When Lyons isn't commuting home, she follows one of several routes through Quincy; she's partial to ones with "long stretches of emptiness." A favorite starts in Squantum and extends 8 miles southeast to Hough's Neck peninsula. The quiet stretch is surrounded by water at all points. On snowy winter days, she runs through the tony Marina Bay neighborhood, as "it's plowed really well."

Lyons hasn't always been so comfortable in her sneakers. Before she began running marathons, she hardly exercised at all. Her weight peaked at 250 pounds. "I worked and I ate," she says.

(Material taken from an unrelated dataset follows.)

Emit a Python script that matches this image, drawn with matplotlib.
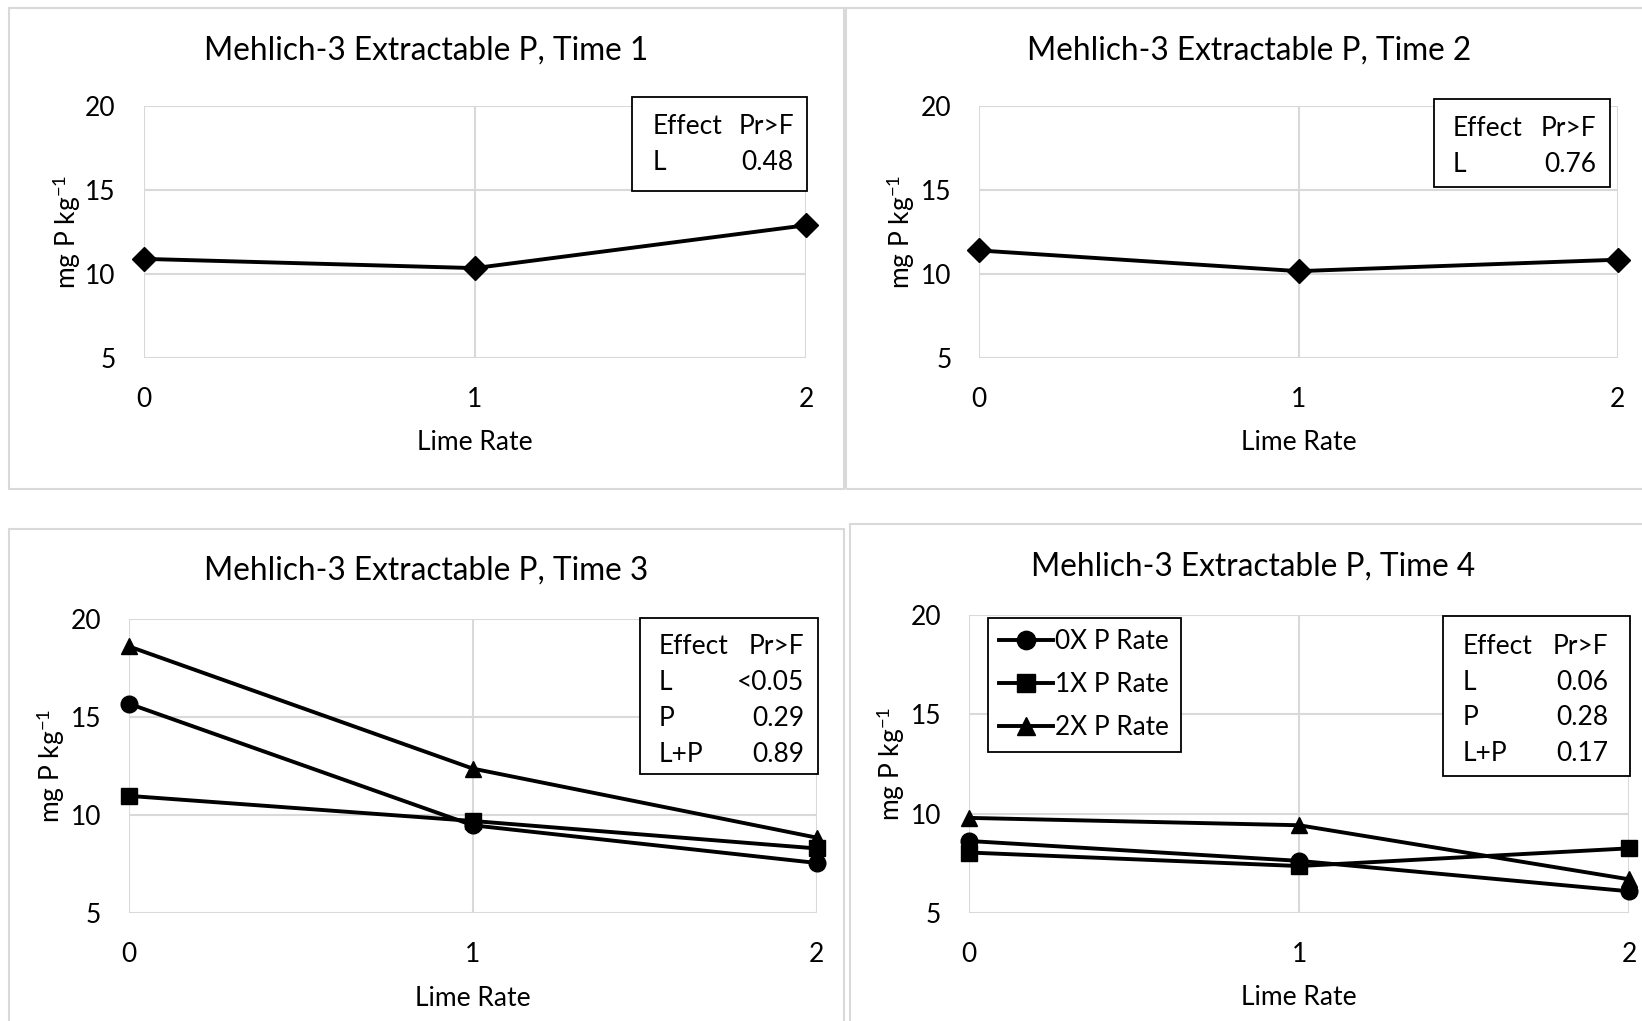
import matplotlib
matplotlib.use("Agg")
import matplotlib.pyplot as plt
from matplotlib.patches import Rectangle

plt.rcParams['font.family'] = ['Lato', 'DejaVu Sans']
plt.rcParams['mathtext.fontset'] = 'custom'
plt.rcParams['mathtext.rm'] = 'Lato'
plt.rcParams['mathtext.it'] = 'Lato:italic'

lime_rate = [0, 1, 2]
y_ticks = [5, 10, 15, 20]

# Time 1 and Time 2: single series
time1 = [10.9, 10.35, 12.9]
time2 = [11.4, 10.17, 10.85]

# Time 3 and Time 4: by P rate
p_labels = ['0X P Rate', '1X P Rate', '2X P Rate']
p_markers = ['o', 's', '^']
time3 = [[15.68, 9.48, 7.56],
         [10.98, 9.70, 8.30],
         [18.60, 12.37, 8.85]]
time4 = [[8.63, 7.63, 6.10],
         [8.05, 7.37, 8.26],
         [9.79, 9.42, 6.70]]

titles = ['Mehlich-3 Extractable P, Time 1', 'Mehlich-3 Extractable P, Time 2',
          'Mehlich-3 Extractable P, Time 3', 'Mehlich-3 Extractable P, Time 4']

eff1 = [['Effect', 'Pr>F'], ['L', '0.48']]
eff2 = [['Effect', 'Pr>F'], ['L', '0.76']]
eff3 = [['Effect', 'Pr>F'], ['L', '<0.05'], ['P', '0.29'], ['L+P', '0.89']]
eff4 = [['Effect', 'Pr>F'], ['L', '0.06'], ['P', '0.28'], ['L+P', '0.17']]

W, H = 1642, 1021
fig = plt.figure(figsize=(W / 100, H / 100), dpi=100)
GRID = '#d9d9d9'
FS = 19


def fx(x):
    return x / W


def fy(y):
    return 1 - y / H


def px_axes(l, r, t, b):
    return fig.add_axes([fx(l), fy(b), (r - l) / W, (b - t) / H])


# chart area borders
for (l, t, r, b) in [(8.5, 8.5, 844, 489), (846, 8.5, 1700, 489),
                     (8.5, 529, 844, 1100), (850, 524, 1700, 1100)]:
    fig.patches.append(Rectangle((fx(l), fy(b)), (r - l) / W, (b - t) / H,
                                 transform=fig.transFigure, fill=False,
                                 edgecolor=GRID, lw=1.5, clip_on=False))

ax1 = px_axes(143.5, 806.3, 105.8, 358.1)
ax2 = px_axes(979.1, 1617.9, 105.8, 358.1)
ax3 = px_axes(128.8, 816.8, 618.9, 913.2)
ax4 = px_axes(968.7, 1629.4, 614.7, 913.2)
axes = [ax1, ax2, ax3, ax4]

ax1.plot(lime_rate, time1, color='black', lw=2.8, marker='D', ms=12, clip_on=False, zorder=5)
ax2.plot(lime_rate, time2, color='black', lw=2.8, marker='D', ms=12, clip_on=False, zorder=5)
for vals, lab, m in zip(time3, p_labels, p_markers):
    ax3.plot(lime_rate, vals, color='black', lw=2.8, marker=m, ms=12, label=lab,
             clip_on=False, zorder=5)
for vals, lab, m in zip(time4, p_labels, p_markers):
    ax4.plot(lime_rate, vals, color='black', lw=2.8, marker=m, ms=12, label=lab,
             clip_on=False, zorder=5)

xlab_pos = [-0.285, -0.285, -0.248, -0.240]
ylab_pos = [-0.091, -0.097, -0.090, -0.0935]
for ax, xp, yp in zip(axes, xlab_pos, ylab_pos):
    ax.set_xlim(0, 2)
    ax.set_ylim(5, 20)
    ax.set_xticks(lime_rate)
    ax.set_yticks(y_ticks)
    ax.grid(True, color=GRID, lw=1.5)
    ax.set_axisbelow(True)
    for s in ax.spines.values():
        s.set_visible(False)
    ax.tick_params(length=0, labelsize=FS, colors='black')
    ax.tick_params(axis='x', pad=20.5)
    ax.tick_params(axis='y', pad=20)
    ax.set_xlabel('Lime Rate', fontsize=FS)
    ax.set_ylabel('mg P kg$^{-1}$', fontsize=19)
    ax.xaxis.set_label_coords(0.5, xp)
    ax.yaxis.set_label_coords(yp, 0.5)

# titles
for (cx, cy), t in zip([(426, 50.3), (1249, 50.3), (426, 570.7), (1253.5, 566.5)], titles):
    fig.text(fx(cx), fy(cy), t, fontsize=22.8, ha='center', va='center')

# effect tables
tables = [
    (eff1, (631.5, 97.4, 807.4, 190.6), 652.4, 793.8, [126.5, 163]),
    (eff2, (1433.6, 99.5, 1609.6, 187.4), 1452.5, 1596, [128.5, 165]),
    (eff3, (639.8, 617.8, 817.9, 773.9), 658.7, 804.3, [646.5, 683, 718.5, 754]),
    (eff4, (1443, 615.8, 1629.5, 776), 1463, 1608.5, [646.5, 682, 717.5, 753]),
]
for rows, (l, t, r, b), xl, xr, ys in tables:
    fig.patches.append(Rectangle((fx(l), fy(b)), (r - l) / W, (b - t) / H,
                                 transform=fig.transFigure, facecolor='white',
                                 edgecolor='black', lw=1.3, zorder=10))
    for (a, v), yy in zip(rows, ys):
        fig.text(fx(xl), fy(yy), a, fontsize=FS, ha='left', va='center', zorder=11)
        fig.text(fx(xr), fy(yy), v, fontsize=FS, ha='right', va='center', zorder=11)

leg = ax4.legend(loc='upper left', bbox_to_anchor=(0.0285, 0.99), fontsize=18.8,
                 frameon=True, fancybox=False, framealpha=1, edgecolor='black',
                 handlelength=2.05, handletextpad=0.1, borderpad=0.45,
                 labelspacing=0.68, borderaxespad=0, markerscale=1.1)
leg.get_frame().set_linewidth(1.3)

fig.savefig('out.png', dpi=100)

Her choice of transportation has also put her in contact with some hidden gems. Just beyond Marina Bay, for instance, is Squantum Point Park, the site of an old airfield where the Wright brothers once flew. Lyons says she likes running the field because it's "fast, flat, and beautiful."

On this evening, with the sun hanging low, a chilly wind blowing through the tall grass, and the rainbow Keyspan gas tank looming in the distance, the field serves the dual purpose of bringing Lyons closer to home and distancing her from the trials of the workday.